Stocks Close Mildly Higher as 10-year T-note Yield Edges Lower

The S&P 500 Index ($SPX) (SPY) on Wednesday closed up +0.24%, the Dow Jones Industrials Index ($DOWI) (DIA) closed up +0.16%, and the Nasdaq 100 Index ($IUXX) (QQQ) closed up +0.05%.  March E-mini S&P futures (ESH25) rose +0.13%, and March E-mini Nasdaq futures (NQH25) fell -0.03%. 

Stocks recovered from earlier losses as the 10-year T-note yield turned lower on the afternoon release of the FOMC minutes.  The FOMC minutes indicated a rate-cut pause, but members discussed slowing or halting the 3-year process of reducing the Fed’s balance sheet (quantitative tightening) until a debt ceiling hike is resolved.  The debt ceiling could cause problems in the money market that would be worsened if the Fed keeps reducing its balance sheet. 

The debt ceiling has already been hit and the Treasury has already used more than 70% of the extraordinary measures available to avoid breaching the limit.  Goldman Sachs estimates that the so-called “X-date,” or drop dead date, for a debt ceiling hike is in late Q2 or Q3 2025.  If there is no debt ceiling hike by the X-date, then the Treasury will begin defaulting on some of its obligations since it cannot borrow more money and will not have enough cash to meet all its obligations.  That would raise the possibility of a sovereign debt default by the US on Treasury securities, a calamity with potentially massive implications for the global financial system.

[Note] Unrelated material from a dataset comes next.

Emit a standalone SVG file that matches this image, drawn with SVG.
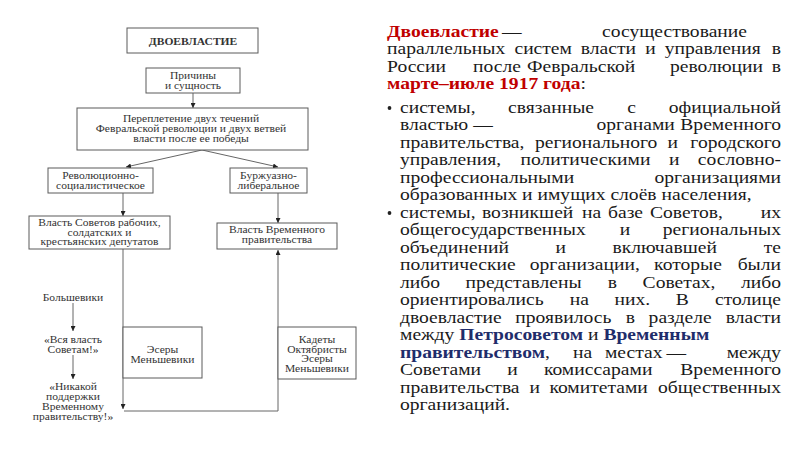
<svg xmlns="http://www.w3.org/2000/svg" width="800" height="450" viewBox="0 0 800 450">
<defs>
<style>
.box{fill:#fff;stroke:#5a5a5a;stroke-width:1}
.dt{font-family:"Liberation Serif","Times New Roman",serif;font-size:9.6px;fill:#333;text-anchor:middle}
.db{font-weight:bold}
.con{fill:none;stroke:#666;stroke-width:1}
.rt{font-family:"Liberation Serif","Times New Roman",serif;font-size:17.5px;fill:#1a1a1a}
.red{fill:#c00000;font-weight:bold}
.navy{fill:#1f2d6b;font-weight:bold}
.e{text-anchor:end}
</style>
<marker id="ah" viewBox="0 0 10 10" refX="10" refY="5" markerWidth="5" markerHeight="5" orient="auto" markerUnits="userSpaceOnUse">
<path d="M0,0 L10,5 L0,10 z" fill="#222"/>
</marker>
</defs>
<rect width="800" height="450" fill="#fff"/>

<g id="connectors">
<line class="con" x1="193" y1="93" x2="193" y2="108" marker-end="url(#ah)"/>
<line class="con" x1="202" y1="150" x2="126" y2="167" marker-end="url(#ah)"/>
<line class="con" x1="202" y1="150" x2="278" y2="167" marker-end="url(#ah)"/>
<line class="con" x1="123" y1="193" x2="123" y2="216" marker-end="url(#ah)"/>
<line class="con" x1="278" y1="193" x2="278" y2="223" marker-end="url(#ah)"/>
<line class="con" x1="123" y1="249" x2="123" y2="409" marker-end="url(#ah)"/>
<path class="con" d="M124,411 H278 V250" marker-end="url(#ah)"/>
<line class="con" x1="73" y1="303" x2="73" y2="331" marker-end="url(#ah)"/>
<line class="con" x1="73" y1="355" x2="73" y2="379" marker-end="url(#ah)"/>
</g>

<g id="n-dvoevlastie">
<rect class="box" x="127" y="28" width="131" height="25"/>
<text class="dt db" transform="translate(193,44.5) scale(1.2,1)">ДВОЕВЛАСТИЕ</text>
</g>
<g id="n-prichiny">
<rect class="box" x="146" y="68" width="94" height="25"/>
<text class="dt" transform="translate(193,78.5) scale(1.2,1)">Причины</text>
<text class="dt" transform="translate(193,88.5) scale(1.2,1)">и сущность</text>
</g>
<g id="n-perepletenie">
<rect class="box" x="77" y="108" width="231" height="42"/>
<text class="dt" transform="translate(191,122) scale(1.2,1)">Переплетение двух течений</text>
<text class="dt" transform="translate(191,132) scale(1.2,1)">Февральской революции и двух ветвей</text>
<text class="dt" transform="translate(191,142) scale(1.2,1)">власти после ее победы</text>
</g>
<g id="n-revsoc">
<rect class="box" x="48" y="168" width="105" height="25"/>
<text class="dt" transform="translate(100.5,179) scale(1.2,1)">Революционно-</text>
<text class="dt" transform="translate(100.5,189) scale(1.2,1)">социалистическое</text>
</g>
<g id="n-burzh">
<rect class="box" x="230" y="168" width="77" height="25"/>
<text class="dt" transform="translate(268.5,179) scale(1.2,1)">Буржуазно-</text>
<text class="dt" transform="translate(268.5,189) scale(1.2,1)">либеральное</text>
</g>
<g id="n-sovety">
<rect class="box" x="29" y="216" width="141" height="33"/>
<text class="dt" transform="translate(99.5,226) scale(1.2,1)">Власть Советов рабочих,</text>
<text class="dt" transform="translate(99.5,235.5) scale(1.2,1)">солдатских и</text>
<text class="dt" transform="translate(99.5,245) scale(1.2,1)">крестьянских депутатов</text>
</g>
<g id="n-vremennoe">
<rect class="box" x="217" y="223" width="120" height="26"/>
<text class="dt" transform="translate(277,233) scale(1.2,1)">Власть Временного</text>
<text class="dt" transform="translate(277,242.5) scale(1.2,1)">правительства</text>
</g>
<g id="n-esery">
<rect class="box" x="123" y="327" width="79" height="51"/>
<text class="dt" transform="translate(162.5,353) scale(1.2,1)">Эсеры</text>
<text class="dt" transform="translate(162.5,363) scale(1.2,1)">Меньшевики</text>
</g>
<g id="n-kadety">
<rect class="box" x="278" y="327" width="78" height="52"/>
<text class="dt" transform="translate(317,343) scale(1.2,1)">Кадеты</text>
<text class="dt" transform="translate(317,352.5) scale(1.2,1)">Октябристы</text>
<text class="dt" transform="translate(317,362) scale(1.2,1)">Эсеры</text>
<text class="dt" transform="translate(317,371.5) scale(1.2,1)">Меньшевики</text>
</g>
<g id="n-bolsheviki">
<text class="dt" transform="translate(73,301) scale(1.2,1)">Большевики</text>
</g>
<g id="n-vsya">
<text class="dt" transform="translate(73,343) scale(1.2,1)">«Вся власть</text>
<text class="dt" transform="translate(73,352.5) scale(1.2,1)">Советам!»</text>
</g>
<g id="n-nikakoy">
<text class="dt" transform="translate(73,390) scale(1.2,1)">«Никакой</text>
<text class="dt" transform="translate(73,400) scale(1.2,1)">поддержки</text>
<text class="dt" transform="translate(73,410) scale(1.2,1)">Временному</text>
<text class="dt" transform="translate(73,419.5) scale(1.2,1)">правительству!»</text>
</g>

<g id="bullets" fill="#222">
<circle cx="389.5" cy="108" r="1.9"/>
<circle cx="389.5" cy="213" r="1.9"/>
</g>

<g id="text-right" class="rt" transform="translate(387,0) scale(1.12,1)">
<text y="37"><tspan x="0" class="red">Двоевластие</tspan><tspan x="102.7">—</tspan><tspan x="192">сосуществование</tspan></text>
<text y="54.5"><tspan x="0">параллельных</tspan><tspan x="113.8">систем</tspan><tspan x="173.1">власти</tspan><tspan x="230.6">и</tspan><tspan x="247.9">управления</tspan><tspan x="351.8" class="e">в</tspan></text>
<text y="72"><tspan x="0">России</tspan><tspan x="76.8">после</tspan><tspan x="125">Февральской</tspan><tspan x="252.7">революции</tspan><tspan x="351.8" class="e">в</tspan></text>
<text y="89.5"><tspan x="0" class="red">марте–июле 1917 года</tspan><tspan>:</tspan></text>

<text y="113"><tspan x="11.6">системы,</tspan><tspan x="108.1">связанные</tspan><tspan x="214.6">с</tspan><tspan x="351.8" class="e">официальной</tspan></text>
<text y="130.5"><tspan x="11.6">властью —</tspan><tspan x="187">органами</tspan><tspan x="351.8" class="e">Временного</tspan></text>
<text y="148"><tspan x="11.6">правительства,</tspan><tspan x="132.1">регионального</tspan><tspan x="250.4">и</tspan><tspan x="351.8" class="e">городского</tspan></text>
<text y="165.5"><tspan x="11.6">управления,</tspan><tspan x="119.2">политическими</tspan><tspan x="251.7">и</tspan><tspan x="351.8" class="e">сословно-</tspan></text>
<text y="183"><tspan x="11.6">профессиональными</tspan><tspan x="351.8" class="e">организациями</tspan></text>
<text y="200.5" x="11.6">образованных и имущих слоёв населения,</text>

<text y="218"><tspan x="11.6">системы,</tspan><tspan x="84.8">возникшей</tspan><tspan x="174.1">на</tspan><tspan x="197.3">базе</tspan><tspan x="234.8">Советов,</tspan><tspan x="351.8" class="e">их</tspan></text>
<text y="235.5"><tspan x="11.6">общегосударственных</tspan><tspan x="207.8">и</tspan><tspan x="351.8" class="e">региональных</tspan></text>
<text y="253"><tspan x="11.6">объединений</tspan><tspan x="150.5">и</tspan><tspan x="201.3">включавшей</tspan><tspan x="351.8" class="e">те</tspan></text>
<text y="270.5"><tspan x="11.6">политические</tspan><tspan x="127.5">организации,</tspan><tspan x="238.5">которые</tspan><tspan x="351.8" class="e">были</tspan></text>
<text y="288"><tspan x="11.6">либо</tspan><tspan x="70.2">представлены</tspan><tspan x="197">в</tspan><tspan x="228.2">Советах,</tspan><tspan x="351.8" class="e">либо</tspan></text>
<text y="305.5"><tspan x="11.6">ориентировались</tspan><tspan x="163.1">на</tspan><tspan x="203.1">них.</tspan><tspan x="257.9">В</tspan><tspan x="351.8" class="e">столице</tspan></text>
<text y="323"><tspan x="11.6">двоевластие</tspan><tspan x="114.6">проявилось</tspan><tspan x="213.2">в</tspan><tspan x="233.6">разделе</tspan><tspan x="351.8" class="e">власти</tspan></text>
<text y="340.5" x="11.6">между <tspan class="navy">Петросоветом</tspan> и <tspan class="navy">Временным</tspan></text>
<text y="358"><tspan x="11.6" class="navy">правительством</tspan><tspan>,</tspan><tspan x="166.1">на</tspan><tspan x="194.6">местах</tspan><tspan x="249.6">—</tspan><tspan x="351.8" class="e">между</tspan></text>
<text y="375.5"><tspan x="11.6">Советами</tspan><tspan x="107.3">и</tspan><tspan x="140.1">комиссарами</tspan><tspan x="351.8" class="e">Временного</tspan></text>
<text y="393"><tspan x="11.6">правительства</tspan><tspan x="127.3">и</tspan><tspan x="145">комитетами</tspan><tspan x="351.8" class="e">общественных</tspan></text>
<text y="410.5" x="11.6">организаций.</text>
</g>
</svg>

The minutes from the Jan 28-29 FOMC meeting, released Wednesday afternoon, indicated that the FOMC has paused its rate-cut regime until inflation improves.  The minutes said, “Participants indicated that, provided that the economy remained near maximum employment, they would want to see further progress on inflation before making additional adjustments to the target range for the federal funds rate.”  The minutes also said, “many participants noted that the committee could hold the policy rate at a restrictive level if the economy remained strong and inflation remained elevated.”  The FOMC at the Jan 28-29 meeting left its federal funds target range unchanged at 4.25-4.50%, standing pat after cutting the funds rate by a total of 100 bp in second half of 2024.  The market is currently discounting a total rate cut of -37 bp by the end of 2025.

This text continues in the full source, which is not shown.